The error pointing to the setting of the global variable (instead of the lines below it) suggests this is the case.

NSTiwari

Feb 15

•

edited Feb 16

Thanks, @Xenova . This partially worked. However, only the following 5 files are generated as opposed to all the other files from the official onnx-community repo:

Do I need to specify the quantization flag to get q8, q4, and fp16 files? If yes, where?
Or do I first need to quantize PaliGemma 2 using bnb and then go ahead with the normal ONNX conversion process?

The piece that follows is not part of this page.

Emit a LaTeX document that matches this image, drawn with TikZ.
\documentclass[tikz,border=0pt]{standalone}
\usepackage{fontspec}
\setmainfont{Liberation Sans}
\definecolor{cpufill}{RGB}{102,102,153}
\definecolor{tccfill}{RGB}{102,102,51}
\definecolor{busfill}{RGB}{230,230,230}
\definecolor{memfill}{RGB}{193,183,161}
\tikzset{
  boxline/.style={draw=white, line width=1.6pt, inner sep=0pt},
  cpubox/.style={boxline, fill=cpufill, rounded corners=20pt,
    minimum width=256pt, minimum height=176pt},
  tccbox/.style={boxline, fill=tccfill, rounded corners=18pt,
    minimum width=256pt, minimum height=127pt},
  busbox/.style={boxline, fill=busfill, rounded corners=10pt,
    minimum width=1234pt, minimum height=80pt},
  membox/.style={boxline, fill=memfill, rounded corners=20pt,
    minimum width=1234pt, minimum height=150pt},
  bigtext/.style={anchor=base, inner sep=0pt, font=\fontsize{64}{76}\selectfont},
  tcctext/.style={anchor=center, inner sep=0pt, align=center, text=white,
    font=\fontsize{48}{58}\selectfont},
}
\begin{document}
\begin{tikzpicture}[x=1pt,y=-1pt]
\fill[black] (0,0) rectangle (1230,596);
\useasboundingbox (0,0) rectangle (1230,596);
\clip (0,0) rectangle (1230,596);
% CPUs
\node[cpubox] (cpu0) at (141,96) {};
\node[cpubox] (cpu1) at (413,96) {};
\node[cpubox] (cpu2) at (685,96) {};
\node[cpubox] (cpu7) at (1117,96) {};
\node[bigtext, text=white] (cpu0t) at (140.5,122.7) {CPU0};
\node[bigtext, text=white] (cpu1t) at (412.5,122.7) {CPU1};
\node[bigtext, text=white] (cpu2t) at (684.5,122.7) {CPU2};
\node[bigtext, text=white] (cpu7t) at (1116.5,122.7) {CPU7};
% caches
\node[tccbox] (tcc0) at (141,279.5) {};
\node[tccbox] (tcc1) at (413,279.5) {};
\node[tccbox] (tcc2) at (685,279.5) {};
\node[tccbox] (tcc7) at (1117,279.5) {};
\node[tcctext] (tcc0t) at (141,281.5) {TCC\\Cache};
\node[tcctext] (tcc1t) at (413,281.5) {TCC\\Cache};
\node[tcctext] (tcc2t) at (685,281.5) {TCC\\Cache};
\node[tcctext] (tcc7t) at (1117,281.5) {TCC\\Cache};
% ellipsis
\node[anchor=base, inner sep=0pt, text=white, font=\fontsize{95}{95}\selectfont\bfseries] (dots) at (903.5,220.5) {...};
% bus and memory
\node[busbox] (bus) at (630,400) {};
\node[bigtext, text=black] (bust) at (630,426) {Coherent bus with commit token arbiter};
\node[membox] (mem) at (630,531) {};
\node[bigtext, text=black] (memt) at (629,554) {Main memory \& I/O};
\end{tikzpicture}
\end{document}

The execution stopped with the below message:

/usr/local/lib/python3.11/dist-packages/transformers/models/gemma2/modeling_gemma2.py:625: TracerWarning: Converting a tensor to a Python number might cause the trace to be incorrect. We can't record the data flow of Python values, so this value will be treated as a constant in the future. This means that the trace might not generalize to other inputs!
  attention_mask.shape[-1] if attention_mask.dim() == 2 else cache_position[-1].item()
/usr/local/lib/python3.11/dist-packages/transformers/models/gemma2/modeling_gemma2.py:640: TracerWarning: torch.tensor results are registered as constants in the trace. You can safely ignore this warning if you use this function to create tensors out of constant variables that would be the same every time you call this function. In any other case, this might cause the trace to be incorrect.
  normalizer = torch.tensor(self.config.hidden_size**0.5, dtype=hidden_states.dtype)
/usr/local/lib/python3.11/dist-packages/transformers/models/gemma2/modeling_gemma2.py:294: TracerWarning: Converting a tensor to a Python boolean might cause the trace to be incorrect. We can't record the data flow of Python values, so this value will be treated as a constant in the future. This means that the trace might not generalize to other inputs!
  effective_seq_len = max(cache_position.shape[0], self.sliding_window)
Failed to slim output/google/paligemma2-3b-pt-224/temp/decoder_model_merged.onnx: Error parsing message
Failed to slim output/google/paligemma2-3b-pt-224/temp/embed_tokens.onnx: Error parsing message

NSTiwari

Feb 16

Thank you, @Xenova . I'm finally able to convert, and quantize PaliGemma 2 to ONNX. Thanks for all the help.